We’ve walked under ladders, tossed spilt salt over our right shoulders, and let a clowder of black cats cross our path, and yet here we are, right on time with our thirteenth installment. All the same, our fingers are crossed with the hope that we won’t jinx some of the exciting new changes here at Conte. Starting this summer, we are pleased to offer each issue as a freely downloadable PDF file in addition to streaming audio of select contributors reading their work. Last but certainly not least, we are also thrilled to announce that Ashley Seitz Kramer—our friend, fellow writer, and winner of the prestigious 2010 Ruth Stone Poetry Prize—has joined us as a contributing editor.

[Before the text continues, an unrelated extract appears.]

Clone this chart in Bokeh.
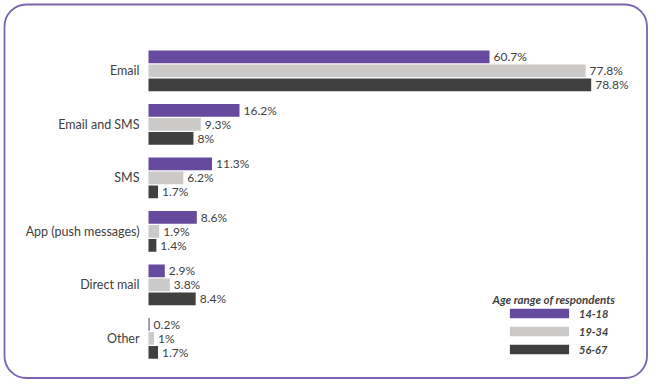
from bokeh.plotting import figure
from bokeh.models import ColumnDataSource, Range1d, Legend, LegendItem, Label, BoxAnnotation
from bokeh.transform import dodge
from bokeh.core.properties import value
from bokeh.embed import file_html
from bokeh.resources import INLINE

# ---- data ----
categories = ["Email", "Email and SMS", "SMS", "App (push messages)", "Direct mail", "Other"]
series_names = ["14-18", "19-34", "56-67"]
v_14_18 = [60.7, 16.2, 11.3, 8.6, 2.9, 0.2]
v_19_34 = [77.8, 9.3, 6.2, 1.9, 3.8, 1.0]
v_56_67 = [78.8, 8.0, 1.7, 1.4, 8.4, 1.7]
series_values = [v_14_18, v_19_34, v_56_67]
colors = ["#654A9E", "#CBCAC9", "#404041"]

# ---- layout constants ----
W, H = 648, 379
PX_PER_PCT = 5.618
ZERO_PX = 148
PX_PER_GROUP = 53.5
FIRST_GROUP_PX = 70.3
BAR_H = 12.7 / PX_PER_GROUP
OFFSETS = [14 / PX_PER_GROUP, 0.0, -14 / PX_PER_GROUP]
TEXT_COLOR = "#404040"
FONT = value("Lato")

y_end = FIRST_GROUP_PX / PX_PER_GROUP
p = figure(width=W, height=H, output_backend="svg", toolbar_location=None,
           x_range=Range1d(-ZERO_PX / PX_PER_PCT, (W - ZERO_PX) / PX_PER_PCT),
           y_range=Range1d(y_end - H / PX_PER_GROUP, y_end),
           x_axis_location=None, y_axis_location=None,
           min_border=0, min_border_left=0, min_border_right=0,
           min_border_top=0, min_border_bottom=0)
p.grid.visible = False
p.outline_line_color = None
p.background_fill_color = "white"
p.border_fill_color = "white"

ypos = [-i for i in range(len(categories))]

# category labels
cat_src = ColumnDataSource(dict(x=[0] * len(categories), y=ypos, t=categories))
p.text(x="x", y="y", text="t", source=cat_src, x_offset=-9, text_align="right",
       text_baseline="middle", text_font=FONT, text_font_size="12.5px", text_color=TEXT_COLOR)

items = []
for name, vals, col, off in zip(series_names, series_values, colors, OFFSETS):
    src = ColumnDataSource(dict(y=ypos, v=vals, lab=[f"{v:g}%" for v in vals]))
    r = p.hbar(y=dodge("y", off), left=0, right="v", height=BAR_H, source=src,
               fill_color=col, line_color=None)
    p.text(x="v", y=dodge("y", off), text="lab", source=src, x_offset=4,
           text_baseline="middle", text_font=FONT, text_font_size="12px",
           text_color=TEXT_COLOR)
    items.append(LegendItem(label=name, renderers=[r]))

legend = Legend(items=items, location=(502, H - 355.6), glyph_width=74, glyph_height=12,
                label_height=12, label_width=30, spacing=5, padding=0, margin=0,
                label_standoff=3, background_fill_alpha=0, border_line_color=None,
                label_text_font="Lato", label_text_font_style="bold italic",
                label_text_font_size="11px", label_text_color=TEXT_COLOR)
p.add_layout(legend)

p.add_layout(Label(x=492, y=H - 299, x_units="screen", y_units="screen",
                   text="Age range of respondents", text_baseline="middle",
                   text_font="Lato", text_font_style="bold italic",
                   text_font_size="11.5px", text_color=TEXT_COLOR))

p.add_layout(BoxAnnotation(left=4, right=W - 1.5, top=H - 4, bottom=1.5,
                           left_units="screen", right_units="screen",
                           top_units="screen", bottom_units="screen",
                           fill_alpha=0, line_color="#7A63B0", line_alpha=1.0,
                           line_width=1.8, border_radius=22))

open("out.html", "w").write(file_html(p, INLINE))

Two long centuries ago, the inimitable Wordsworth wrote “the world is too much with us,” yet his warning is a fitting encapsulation of the poems in our summer issue, which all wrestle with our physical, political, and spiritual place on an ever-changing planet. Sheila Black’s bleak but lush pastoral “Fleeing Juarez Exodus Leaves More Than 100,000 Homes Abandoned” kicks things off, followed by two remarkable contributions by Norman Dubie, a true American master and one of our most cherished poets. Next comes Jon Cone’s ethereal “Another Machine to Praise,” followed by the remarkable vividness of Robin Carstensen and Sally Rosen Kindred. Emilia Phillips time-warps us to Frank Zappa’s post-war childhood in the 1940s, while Jessica Cuello sets the controls for the 13th century in her tautly lyrical “The Foot of Montségur.” Reginald Harris’s “Again” gives voice to the voiceless, Erica Stisser and Bruce Weigl both take a long hard look out the window, and Karen Schubert concludes our offering of verse with her visceral monologue “War of Stones.”
Our fiction section begins with an evocative and sober coming-of-age tale by John Riley, “Smoke,” whose emotional resonance lingers like the melancholy scent of its namesake. If there is such a substance as Essence of Narrative, M.V. Montgomery has managed to distill it in “Spring Box,” a collection of dreamy, ephemeral shorts that transport us briefly but entirely to other worlds with one vaporous inhalation. We take a turn for the visceral with Emil DeAndreis' “The Pigs of Hilo”, a heart-pounding careen through a jungle of nightmares, and continue in this vein by letting the soothing whispers and lyrical howls of Dana Reva De Greff's “After the Hunt” seduce us. After an interlude with the perplexing and precocious cast of Brian Allan Ellis' “The Sailboat/Hatchet Painting,” we round out our prose selections with another tale of adolescent isolation, “Scapegoat,” by Laury Egan.
So welcome to this, our baker’s dozen issue of Conte. Grab a sticky bun, an iced mocha, and what small relief you can from the July swelter—we hope you find some stories and poems here to whet your appetite.